It's almost an end of summer ritual now, fisherman angry with DFO procedures and decisions prepare a late season protest.
Tuesday it was the gill net fishermen of Area four who were protesting a decision that saw them not being allowed to fish more than seven days this season.
The Daily News examined the protest plans in the Tuesday paper.
Gill-net fishermen protest lack of opening
By Kris Schumacher
The Daily News
Tuesday, August 14, 2007
Some Area 4 gillnet fishermen are protesting fishery management today in response to not being allowed to fish more than seven days this season.
"The seines are going to fish tomorrow again, which seems highly unfair," Richard Omori, a commercial gillnetter in Prince Rupert said yesterday. "I'm going to go out and set my net tomorrow morning at six o'clock to make a point, and then I'm on my way south because it's highly unlikely we'll be fishing here again."
Fisheries and Oceans Canada said the reason the Area 4 gillnet fishery is closed is due to the low numbers being recorded so far this year.
"We're looking at the escapement into the Skeena, and currently we're meeting escapement goals, but we have no surplus right now," said David Einarson, North Coast area director for DFO.
"The summary is we have no surplus to conduct a gillnet fishery. Just looking at the calendar, it's getting late, so we don't expect to have anymore gillnet fishing for sockeye in Area 4. But we watch it on a day-to-day basis, so it could change, but currently it looks like the season is winding down."
So far there have been 450,000 sockeye caught by gillnetters between Areas 3 and 4 (the Nass and Skeena Rivers) according to DFO numbers. For seiners, the number caught is currently around 135,000.
"When I walked the floats on Friday, most of the people were willing to go out [in protest]," said Omori. "We have an allocation of pink salmon that we're not allowed access to. The seines have fished four days last week, they're getting two days this week, and probably two more days after it, and we haven't had any access to these pink salmon, regardless what's happened to the sockeye run."
The problem as commercial gillnetters see it is that since their allocation has been met, seine fishermen have caught some 22,000 sockeye, putting their share of the fishery at 0.7 per cent higher than their 25 per cent allocation.
"The 0.7 per cent works out to 4,150 sockeye," said Omori. "That's 4,000 sockeye that's owed to the gillnets, out of this 22,000 that the seines are being allowed to fish. There's probably less than 100 boats in town now, which is 40 sockeye per boat.
"In a normal year gillnetters can't make any money fishing straight pink, but in a year like this, when everything on the North Coast is going to be closed, the only surplus we have is this huge pink salmon run that the seines are going to keep hammering on.

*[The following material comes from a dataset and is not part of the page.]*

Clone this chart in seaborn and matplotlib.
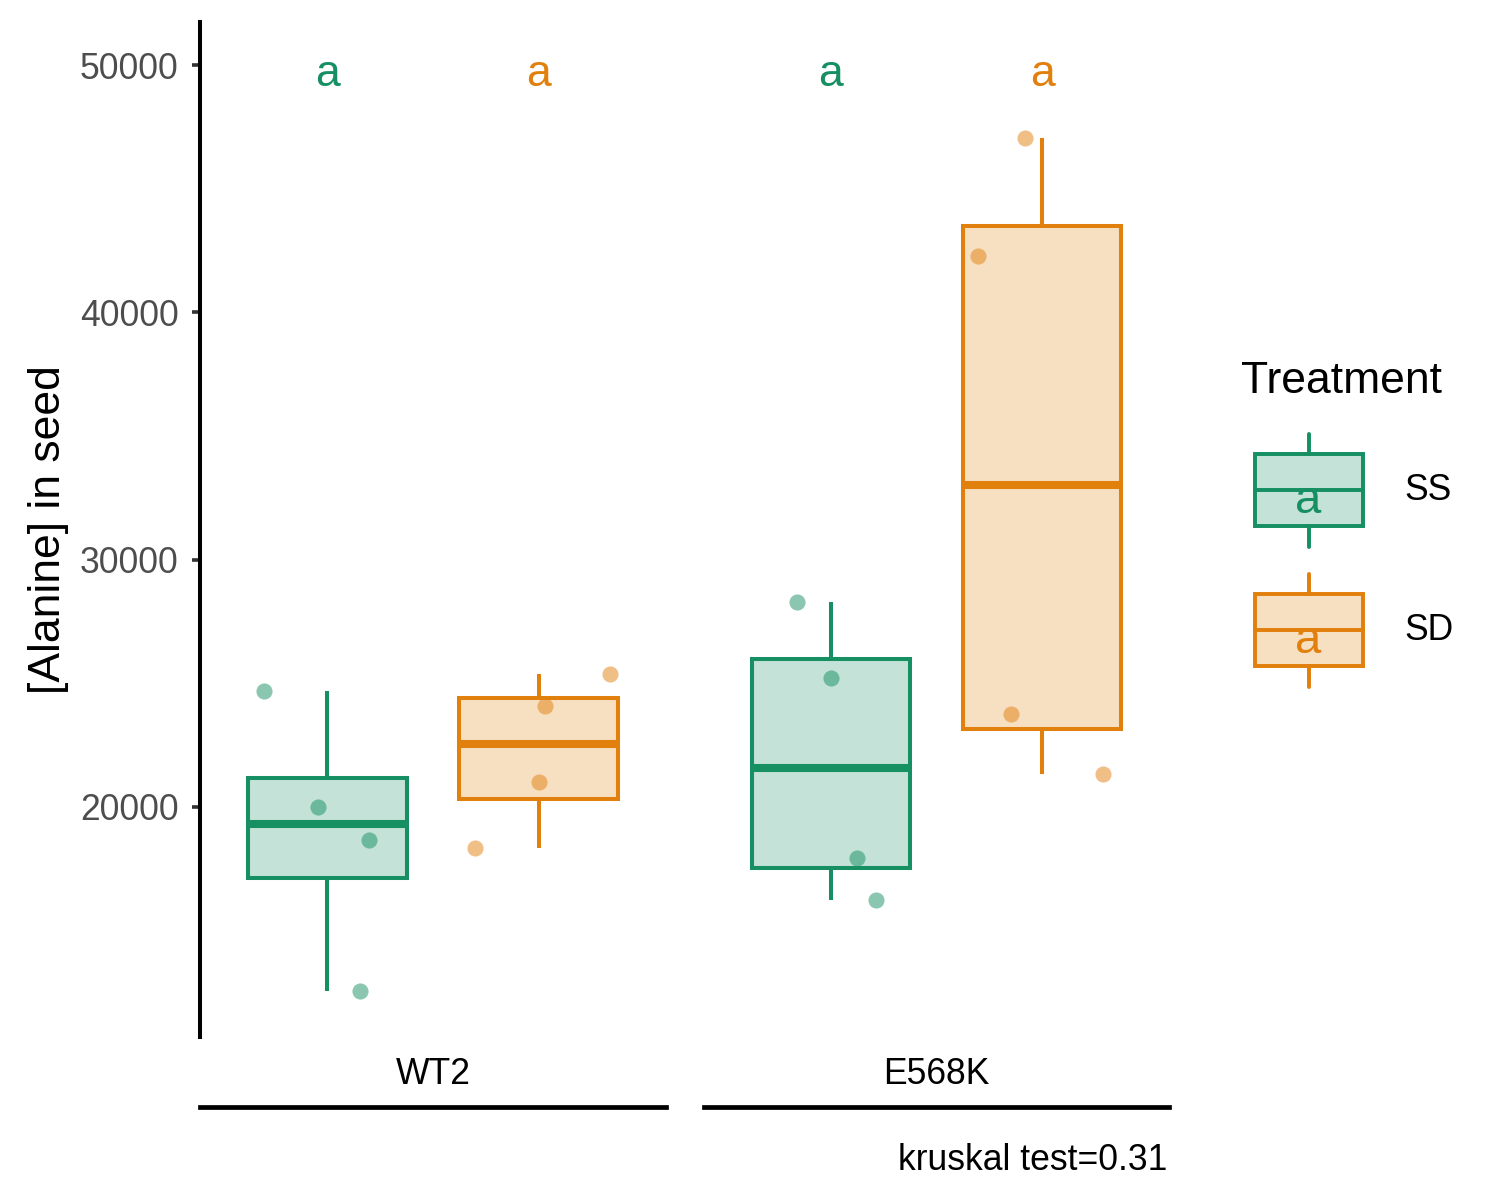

"So if anybody wants to go out and slaughter 100,000 pinks, they should be allowed to do it because we're entitled to a per cent of the run. It's totally unfair," said Omori.
While gillnetters may be upset and protesting the continued closure of their fishery, DFO doesn't see any way around the poor season.
"The current exploitation rate on the Skeena right now with the run size we have is about 27 to 28 per cent, and we currently have 27.7, so we're right in there," said Einarson.
"We've had seven fishing days in Area 4 for the gillnets, which is less than normal, but our run size was less than predicted. We predicted 2.5 million return, and right now it's looking like the return is 1.7. We don't base the fishery on what we predict, we base it on what we see coming back."
Einarson was optimistic about the fact that there has been a proper amount of salmon spawning in the Skeena River this year, and that good escapement numbers generally mean a healthy future stock.
"There's no management actions that have been taken to restrict their catch, it's just that Mother Nature hasn't sent enough fish home," he said. "There's no management action to protest, but I guess they can protest no fish."